— start of Raw data —

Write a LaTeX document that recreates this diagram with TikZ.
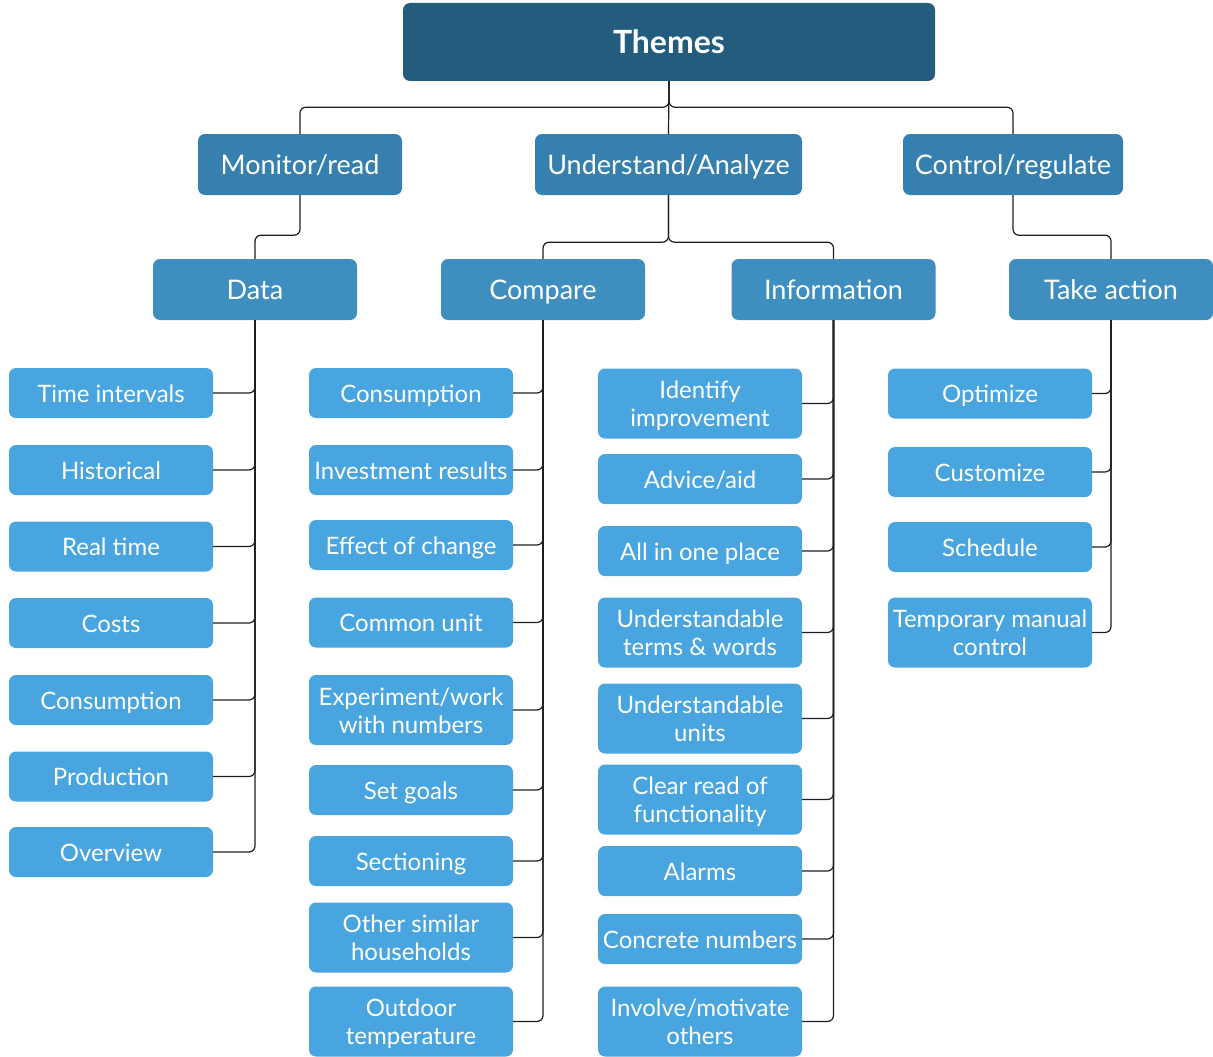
\documentclass[tikz,border=0pt]{standalone}
\usepackage{fontspec}
\setmainfont{Lato}
\definecolor{headC}{HTML}{245C7E}
\definecolor{lvlone}{HTML}{3680AF}
\definecolor{lvltwo}{HTML}{3E8EC0}
\definecolor{leafC}{HTML}{48A5DF}
\definecolor{linkC}{HTML}{1E1E1E}
\begin{document}
\begin{tikzpicture}[x=1pt,y=-1pt,
  box/.style={rounded corners=7pt, text=white, align=center, inner sep=0pt},
  headbox/.style={box, fill=headC, minimum width=532pt, minimum height=78pt,
    font=\fontsize{32}{36}\selectfont\bfseries, text height=27pt, text depth=3pt},
  lvlbox/.style={box, fill=lvlone, minimum height=61pt, font=\fontsize{27}{30}\selectfont,
    text height=22pt, text depth=3pt},
  subbox/.style={box, fill=lvltwo, minimum width=204pt, minimum height=61pt,
    font=\fontsize{27}{30}\selectfont, text height=22pt, text depth=3pt},
  leaf/.style={box, fill=leafC, minimum width=204pt, minimum height=50pt,
    font=\fontsize{24}{28}\selectfont, text height=20pt, text depth=2pt},
  tall/.style={minimum height=70pt, text height=48pt},
  link/.style={draw=linkC, line width=1.2pt, rounded corners=6pt}]
\useasboundingbox (0,0) rectangle (1213,1057);

% root and first level
\node[headbox] (themes) at (669,42) {Themes};
\node[lvlbox, minimum width=204pt] (mon) at (300,164.5) {Monitor/read};
\node[lvlbox, minimum width=267pt] (und) at (668.5,164.5) {Understand/Analyze};
\node[lvlbox, minimum width=220pt] (ctl) at (1013,164.5) {Control/regulate};

% second level
\node[subbox] (data) at (255,289.5) {Data};
\node[subbox] (cmp)  at (543,289.5) {Compare};
\node[subbox] (info) at (833.5,289.5) {Information};
\node[subbox] (act)  at (1111,289.5) {Take action};

% Data leaves
\node[leaf] (d1) at (111,393) {Time intervals};
\node[leaf] (d2) at (111,470) {Historical};
\node[leaf] (d3) at (111,546.5) {Real time};
\node[leaf] (d4) at (111,623) {Costs};
\node[leaf] (d5) at (111,700) {Consumption};
\node[leaf] (d6) at (111,776.5) {Production};
\node[leaf] (d7) at (111,852) {Overview};

% Compare leaves
\node[leaf] (c1) at (411,393) {Consumption};
\node[leaf] (c2) at (411,470) {Investment results};
\node[leaf] (c3) at (411,545) {Effect of change};
\node[leaf] (c4) at (411,622.5) {Common unit};
\node[leaf, tall] (c5) at (411,710) {Experiment/work\\with numbers};
\node[leaf] (c6) at (411,790) {Set goals};
\node[leaf] (c7) at (411,861) {Sectioning};
\node[leaf, tall] (c8) at (411,937.5) {Other similar\\households};
\node[leaf, tall] (c9) at (411,1021.5) {Outdoor\\temperature};

% Information leaves
\node[leaf, tall] (i1) at (700,403.5) {Identify\\improvement};
\node[leaf] (i2) at (700,479) {Advice/aid};
\node[leaf] (i3) at (700,551) {All in one place};
\node[leaf, tall] (i4) at (700,632.5) {Understandable\\terms \& words};
\node[leaf, tall] (i5) at (700,718.5) {Understandable\\units};
\node[leaf, tall] (i6) at (700,799.5) {Clear read of\\functionality};
\node[leaf] (i7) at (700,871) {Alarms};
\node[leaf] (i8) at (700,939) {Concrete numbers};
\node[leaf, tall] (i9) at (700,1021.5) {Involve/motivate\\others};

% Take action leaves
\node[leaf] (a1) at (990,393.5) {Optimize};
\node[leaf] (a2) at (990,472) {Customize};
\node[leaf] (a3) at (990,547) {Schedule};
\node[leaf, tall] (a4) at (990,632.5) {Temporary manual\\control};

% root to first level
\draw[link] (themes.south) -- (und.north);
\draw[link] (themes.south) -- ++(0,-26pt) -| (mon.north);
\draw[link] (themes.south) -- ++(0,-26pt) -| (ctl.north);

% first level to second level
\draw[link] (mon.south) -- ++(0,-40pt) -| (data.north);
\draw[link] (und.south) -- ++(0,-47pt) -| (cmp.north);
\draw[link] (und.south) -- ++(0,-47pt) -| (info.north);
\draw[link] (ctl.south) -- ++(0,-40pt) -| (act.north);

% second level to leaves
\foreach \n in {d1,d2,d3,d4,d5,d6,d7}
  \draw[link] (data.south) |- (\n.east);
\foreach \n in {c1,c2,c3,c4,c5,c6,c7,c8,c9}
  \draw[link] (cmp.south) |- (\n.east);
\foreach \n in {i1,i2,i3,i4,i5,i6,i7,i8,i9}
  \draw[link] (info.south) |- (\n.east);
\foreach \n in {a1,a2,a3,a4}
  \draw[link] (act.south) |- (\n.east);
\end{tikzpicture}
\end{document}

— end of Raw data —

* _Task statement_
Restate the data above word for word. Skip every picture.

* _Exercise response_
Write a LaTeX document that recreates this diagram with TikZ.
\documentclass[tikz,border=0pt]{standalone}
\usepackage{fontspec}
\setmainfont{Lato}
\definecolor{headC}{HTML}{245C7E}
\definecolor{lvlone}{HTML}{3680AF}
\definecolor{lvltwo}{HTML}{3E8EC0}
\definecolor{leafC}{HTML}{48A5DF}
\definecolor{linkC}{HTML}{1E1E1E}
\begin{document}
\begin{tikzpicture}[x=1pt,y=-1pt,
  box/.style={rounded corners=7pt, text=white, align=center, inner sep=0pt},
  headbox/.style={box, fill=headC, minimum width=532pt, minimum height=78pt,
    font=\fontsize{32}{36}\selectfont\bfseries, text height=27pt, text depth=3pt},
  lvlbox/.style={box, fill=lvlone, minimum height=61pt, font=\fontsize{27}{30}\selectfont,
    text height=22pt, text depth=3pt},
  subbox/.style={box, fill=lvltwo, minimum width=204pt, minimum height=61pt,
    font=\fontsize{27}{30}\selectfont, text height=22pt, text depth=3pt},
  leaf/.style={box, fill=leafC, minimum width=204pt, minimum height=50pt,
    font=\fontsize{24}{28}\selectfont, text height=20pt, text depth=2pt},
  tall/.style={minimum height=70pt, text height=48pt},
  link/.style={draw=linkC, line width=1.2pt, rounded corners=6pt}]
\useasboundingbox (0,0) rectangle (1213,1057);

% root and first level
\node[headbox] (themes) at (669,42) {Themes};
\node[lvlbox, minimum width=204pt] (mon) at (300,164.5) {Monitor/read};
\node[lvlbox, minimum width=267pt] (und) at (668.5,164.5) {Understand/Analyze};
\node[lvlbox, minimum width=220pt] (ctl) at (1013,164.5) {Control/regulate};

% second level
\node[subbox] (data) at (255,289.5) {Data};
\node[subbox] (cmp)  at (543,289.5) {Compare};
\node[subbox] (info) at (833.5,289.5) {Information};
\node[subbox] (act)  at (1111,289.5) {Take action};

% Data leaves
\node[leaf] (d1) at (111,393) {Time intervals};
\node[leaf] (d2) at (111,470) {Historical};
\node[leaf] (d3) at (111,546.5) {Real time};
\node[leaf] (d4) at (111,623) {Costs};
\node[leaf] (d5) at (111,700) {Consumption};
\node[leaf] (d6) at (111,776.5) {Production};
\node[leaf] (d7) at (111,852) {Overview};

% Compare leaves
\node[leaf] (c1) at (411,393) {Consumption};
\node[leaf] (c2) at (411,470) {Investment results};
\node[leaf] (c3) at (411,545) {Effect of change};
\node[leaf] (c4) at (411,622.5) {Common unit};
\node[leaf, tall] (c5) at (411,710) {Experiment/work\\with numbers};
\node[leaf] (c6) at (411,790) {Set goals};
\node[leaf] (c7) at (411,861) {Sectioning};
\node[leaf, tall] (c8) at (411,937.5) {Other similar\\households};
\node[leaf, tall] (c9) at (411,1021.5) {Outdoor\\temperature};

% Information leaves
\node[leaf, tall] (i1) at (700,403.5) {Identify\\improvement};
\node[leaf] (i2) at (700,479) {Advice/aid};
\node[leaf] (i3) at (700,551) {All in one place};
\node[leaf, tall] (i4) at (700,632.5) {Understandable\\terms \& words};
\node[leaf, tall] (i5) at (700,718.5) {Understandable\\units};
\node[leaf, tall] (i6) at (700,799.5) {Clear read of\\functionality};
\node[leaf] (i7) at (700,871) {Alarms};
\node[leaf] (i8) at (700,939) {Concrete numbers};
\node[leaf, tall] (i9) at (700,1021.5) {Involve/motivate\\others};

% Take action leaves
\node[leaf] (a1) at (990,393.5) {Optimize};
\node[leaf] (a2) at (990,472) {Customize};
\node[leaf] (a3) at (990,547) {Schedule};
\node[leaf, tall] (a4) at (990,632.5) {Temporary manual\\control};

% root to first level
\draw[link] (themes.south) -- (und.north);
\draw[link] (themes.south) -- ++(0,-26pt) -| (mon.north);
\draw[link] (themes.south) -- ++(0,-26pt) -| (ctl.north);

% first level to second level
\draw[link] (mon.south) -- ++(0,-40pt) -| (data.north);
\draw[link] (und.south) -- ++(0,-47pt) -| (cmp.north);
\draw[link] (und.south) -- ++(0,-47pt) -| (info.north);
\draw[link] (ctl.south) -- ++(0,-40pt) -| (act.north);

% second level to leaves
\foreach \n in {d1,d2,d3,d4,d5,d6,d7}
  \draw[link] (data.south) |- (\n.east);
\foreach \n in {c1,c2,c3,c4,c5,c6,c7,c8,c9}
  \draw[link] (cmp.south) |- (\n.east);
\foreach \n in {i1,i2,i3,i4,i5,i6,i7,i8,i9}
  \draw[link] (info.south) |- (\n.east);
\foreach \n in {a1,a2,a3,a4}
  \draw[link] (act.south) |- (\n.east);
\end{tikzpicture}
\end{document}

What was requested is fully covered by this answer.